No fim da audiência de conciliação, fui informada de que as partes não tinham chegado a um acordo. O valor de R$ 1 bilhão continuaria nos cofres do banco Santander, e as ações, que deveriam ser emergenciais, vão aguardar. Faltavam informações sobre quem eram os atingidos, e a Vale deveria providenciar os dados. Na hora, em uma sala com ar-condicionado, eu me lembrei da representante da mineradora um dia antes explicando para uma plateia extenuada a quilômetros da confortável sede do Tribunal de Justiça sobre cadastros que deveriam ser preenchidos.
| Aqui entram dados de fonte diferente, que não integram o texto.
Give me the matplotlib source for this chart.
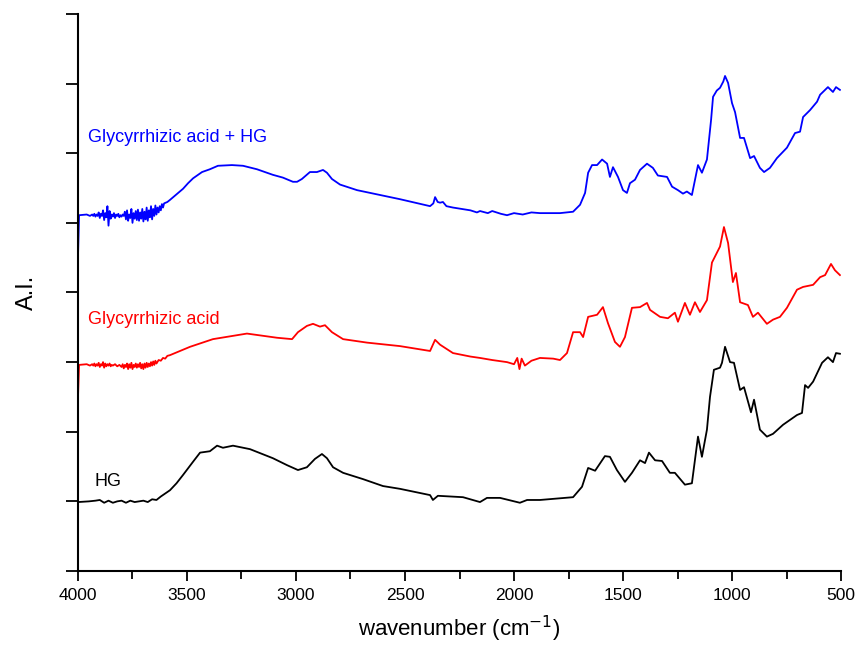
import matplotlib
matplotlib.use("Agg")
import matplotlib.pyplot as plt
from matplotlib.ticker import MultipleLocator

plt.rcParams['font.family'] = ['Liberation Sans', 'DejaVu Sans']

# FTIR spectra (offset vertically), wavenumber in cm^-1
wn_mix = [4000, 3995, 3960, 3945,
          3935, 3930, 3925, 3920, 3915, 3910, 3905, 3900, 3895, 3890,
          3885, 3880, 3875, 3870, 3865, 3860, 3855, 3850, 3845, 3840,
          3835, 3830, 3825, 3820, 3815, 3810, 3805, 3800, 3795, 3790,
          3785, 3780, 3775, 3770, 3765, 3760, 3755, 3750, 3745, 3740,
          3735, 3730, 3725, 3720, 3715, 3710, 3705, 3700, 3695, 3690,
          3685, 3680, 3675, 3670, 3665, 3660, 3655, 3650, 3645, 3640,
          3635, 3630, 3625, 3620, 3615, 3610, 3605,
          3590, 3578, 3548, 3518, 3495, 3472, 3431, 3395, 3358, 3294,
          3243, 3179, 3106, 3060, 3014, 2995, 2973, 2936, 2904, 2876,
          2858, 2835, 2798, 2720, 2628, 2523, 2440, 2385, 2370, 2362,
          2350, 2339, 2326, 2310, 2280, 2200, 2170, 2156, 2120, 2100,
          2060, 2032, 2000, 1960, 1920, 1881, 1789, 1729, 1697, 1674,
          1660, 1642, 1619, 1596, 1573, 1560, 1546, 1523, 1500, 1482,
          1468, 1445, 1422, 1390, 1363, 1340, 1298, 1275, 1248, 1225,
          1207, 1184, 1156, 1138, 1115, 1096, 1087, 1070, 1055, 1040,
          1032, 1018, 1000, 986, 963, 945, 917, 899, 872, 853,
          826, 794, 748, 711, 688, 674, 642, 610, 596, 560,
          537, 523, 505]
ab_mix = [4.51, 5.11, 5.12, 5.10,
          5.12, 5.10, 5.13, 5.09, 5.12, 5.10, 5.15, 5.07, 5.13, 5.10,
          5.18, 5.04, 5.14, 5.08, 5.24, 4.96, 5.17, 5.06, 5.12, 5.09,
          5.14, 5.07, 5.12, 5.10, 5.13, 5.08, 5.11, 5.09, 5.12, 5.10,
          5.16, 5.05, 5.18, 5.03, 5.12, 5.07, 5.20, 5.00, 5.14, 5.06,
          5.17, 5.04, 5.19, 5.03, 5.15, 5.06, 5.20, 5.02, 5.16, 5.05,
          5.22, 5.03, 5.18, 5.08, 5.24, 5.05, 5.20, 5.10, 5.25, 5.12,
          5.22, 5.15, 5.24, 5.18, 5.27, 5.22, 5.28,
          5.30, 5.33, 5.41, 5.49, 5.57, 5.64, 5.73, 5.77, 5.82, 5.83,
          5.82, 5.77, 5.69, 5.65, 5.59, 5.59, 5.63, 5.73, 5.73, 5.76,
          5.72, 5.63, 5.55, 5.47, 5.41, 5.34, 5.28, 5.24, 5.28, 5.37,
          5.30, 5.29, 5.30, 5.24, 5.22, 5.18, 5.15, 5.17, 5.14, 5.17,
          5.13, 5.11, 5.14, 5.12, 5.15, 5.14, 5.14, 5.16, 5.26, 5.43,
          5.72, 5.83, 5.83, 5.91, 5.85, 5.66, 5.80, 5.66, 5.47, 5.43,
          5.57, 5.62, 5.76, 5.85, 5.79, 5.68, 5.66, 5.52, 5.47, 5.42,
          5.45, 5.40, 5.83, 5.72, 5.91, 6.48, 6.81, 6.90, 6.94, 7.03,
          7.11, 7.01, 6.72, 6.59, 6.22, 6.22, 5.93, 5.96, 5.79, 5.73,
          5.79, 5.93, 6.08, 6.29, 6.31, 6.52, 6.62, 6.74, 6.84, 6.95,
          6.88, 6.95, 6.91]

wn_ga = [4000, 3995, 3960, 3945,
         3935, 3930, 3925, 3920, 3915, 3910, 3905, 3900, 3895, 3890,
         3885, 3880, 3875, 3870, 3865, 3860, 3855, 3850, 3845, 3840,
         3830, 3820, 3810, 3800, 3795, 3790, 3785, 3780, 3775, 3770,
         3765, 3760, 3755, 3750, 3745, 3740, 3735, 3730, 3725, 3720,
         3715, 3710, 3705, 3700, 3695, 3690, 3685, 3680, 3675, 3670,
         3665, 3660, 3655, 3650, 3645, 3640, 3630, 3620, 3610, 3600,
         3590, 3578, 3486, 3381, 3225, 3087, 3018, 2991, 2950, 2922,
         2890, 2867, 2835, 2784, 2674, 2523, 2385, 2362, 2339, 2280,
         2200, 2156, 2100, 2032, 2000, 1985, 1975, 1965, 1950, 1920,
         1881, 1820, 1789, 1757, 1729, 1697, 1683, 1660, 1619, 1592,
         1569, 1537, 1514, 1491, 1459, 1422, 1390, 1376, 1330, 1294,
         1262, 1248, 1216, 1193, 1170, 1147, 1115, 1092, 1055, 1037,
         1018, 996, 982, 963, 927, 904, 881, 840, 812, 780,
         748, 702, 674, 628, 596, 573, 546, 528, 505]
ab_ga = [2.49, 2.96, 2.97, 2.95,
         2.97, 2.95, 2.98, 2.94, 2.97, 2.95, 2.99, 2.93, 2.97, 2.95,
         3.00, 2.92, 2.98, 2.94, 2.97, 2.95, 2.98, 2.94, 2.96, 2.95,
         2.97, 2.94, 2.96, 2.93, 2.97, 2.91, 2.96, 2.93, 2.98, 2.90,
         2.97, 2.92, 2.99, 2.90, 2.96, 2.93, 2.98, 2.92, 2.97, 2.93,
         2.99, 2.91, 2.97, 2.90, 2.98, 2.92, 2.99, 2.93, 2.98, 2.94,
         3.00, 2.95, 3.01, 2.96, 3.02, 2.98, 3.03, 3.02, 3.06, 3.05,
         3.09, 3.10, 3.22, 3.33, 3.41, 3.35, 3.33, 3.43, 3.52, 3.55,
         3.51, 3.53, 3.43, 3.33, 3.28, 3.23, 3.16, 3.32, 3.25, 3.13,
         3.08, 3.06, 3.03, 3.00, 2.97, 3.06, 2.90, 3.05, 2.95, 3.02,
         3.06, 3.05, 3.03, 3.13, 3.43, 3.43, 3.36, 3.65, 3.68, 3.79,
         3.56, 3.29, 3.22, 3.36, 3.78, 3.79, 3.85, 3.75, 3.65, 3.63,
         3.71, 3.58, 3.85, 3.68, 3.86, 3.72, 3.89, 4.43, 4.66, 4.94,
         4.71, 4.15, 4.28, 3.86, 3.82, 3.65, 3.71, 3.55, 3.61, 3.65,
         3.78, 4.04, 4.08, 4.11, 4.22, 4.25, 4.41, 4.32, 4.25]

wn_hg = [4000, 3950, 3920, 3900, 3880, 3860, 3840, 3820, 3800, 3780,
         3760, 3740, 3720, 3700, 3680, 3660, 3640, 3620, 3578, 3548,
         3518, 3472, 3440, 3395, 3362, 3335, 3289, 3211, 3106, 3041,
         2991, 2950, 2913, 2881, 2858, 2830, 2784, 2693, 2601, 2523,
         2385, 2372, 2349, 2234, 2156, 2124, 2064, 1973, 1940, 1881,
         1729, 1688, 1660, 1628, 1583, 1560, 1528, 1491, 1459, 1422,
         1399, 1381, 1353, 1321, 1285, 1262, 1216, 1184, 1156, 1138,
         1115, 1101, 1083, 1055, 1046, 1032, 1009, 991, 963, 945,
         913, 899, 872, 840, 812, 766, 702, 679, 665, 651,
         628, 587, 560, 537, 523, 505]
ab_hg = [0.99, 1.00, 1.01, 1.02, 0.98, 1.01, 0.98, 1.00, 1.01, 0.98,
         1.01, 0.99, 1.00, 1.01, 0.99, 1.03, 1.02, 1.07, 1.16, 1.26,
         1.38, 1.57, 1.70, 1.72, 1.80, 1.77, 1.80, 1.75, 1.62, 1.52,
         1.45, 1.49, 1.61, 1.68, 1.62, 1.49, 1.41, 1.32, 1.22, 1.18,
         1.09, 1.02, 1.08, 1.06, 0.99, 1.05, 1.05, 0.98, 1.02, 1.02,
         1.06, 1.21, 1.48, 1.44, 1.65, 1.64, 1.45, 1.28, 1.41, 1.59,
         1.55, 1.70, 1.59, 1.58, 1.41, 1.41, 1.24, 1.26, 1.93, 1.64,
         2.03, 2.50, 2.89, 2.92, 2.99, 3.22, 3.00, 2.99, 2.60, 2.64,
         2.28, 2.46, 2.03, 1.93, 1.97, 2.10, 2.24, 2.27, 2.67, 2.63,
         2.72, 2.99, 3.07, 3.00, 3.13, 3.12]

series = [
    (wn_mix, ab_mix, '#0000ff', 'Glycyrrhizic acid + HG', 6.22),
    (wn_ga, ab_ga, '#ff0000', 'Glycyrrhizic acid', 3.61),
    (wn_hg, ab_hg, '#000000', 'HG', 1.29),
]

fig = plt.figure(figsize=(8.56, 6.51), dpi=100)
ax = fig.add_axes([0.0911, 0.1229, 0.8914, 0.8556])

for wn, ab, color, name, ylab in series:
    ax.plot(wn, ab, color=color, lw=1.3, solid_joinstyle='round')
    x_lab = 3922 if name == 'HG' else 3955
    ax.text(x_lab, ylab, name, color=color, fontsize=13, ha='left', va='center')

ax.set_xlim(4000, 500)
ax.set_ylim(0, 8)
ax.xaxis.set_major_locator(MultipleLocator(500))
ax.xaxis.set_minor_locator(MultipleLocator(250))
ax.yaxis.set_major_locator(MultipleLocator(1))
ax.set_yticklabels([])

for side in ('top', 'right'):
    ax.spines[side].set_visible(False)
for side in ('left', 'bottom'):
    ax.spines[side].set_linewidth(1.5)

ax.tick_params(axis='x', which='major', direction='out', length=7, width=1.3,
               labelsize=12.5, pad=5)
ax.tick_params(axis='x', which='minor', direction='out', length=6, width=1.3)
ax.tick_params(axis='y', which='major', direction='out', length=9, width=1.3)

ax.set_xlabel('wavenumber (cm$^{-1}$)', fontsize=16, labelpad=8)
ax.set_ylabel('A.I.', fontsize=17, labelpad=16)

fig.savefig('out.png', dpi=100)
Uma nova audiência foi marcada para a próxima quarta-feira, dia 6 de fevereiro. Sei que a Justiça tem seus ritos e que eles devem ser respeitados. À mente, porém, só vinham imagens do senhor Aldino Durães, 65, do “professor”, como os vizinhos chamam Edmar Mendes, 53, da dona Antônia e de tantas outras pessoas que tinham perdido havia menos de cem horas não apenas suas casas, mas suas camas, poltronas confortáveis, chinelos preferidos, vasos de flores e álbuns de retrato. Quando se perde tudo, o sentido de urgência é outro. Espero que os senhores dos gabinetes, onde e quando o futuro de centenas de pessoas é decidido, tenham sensibilidade.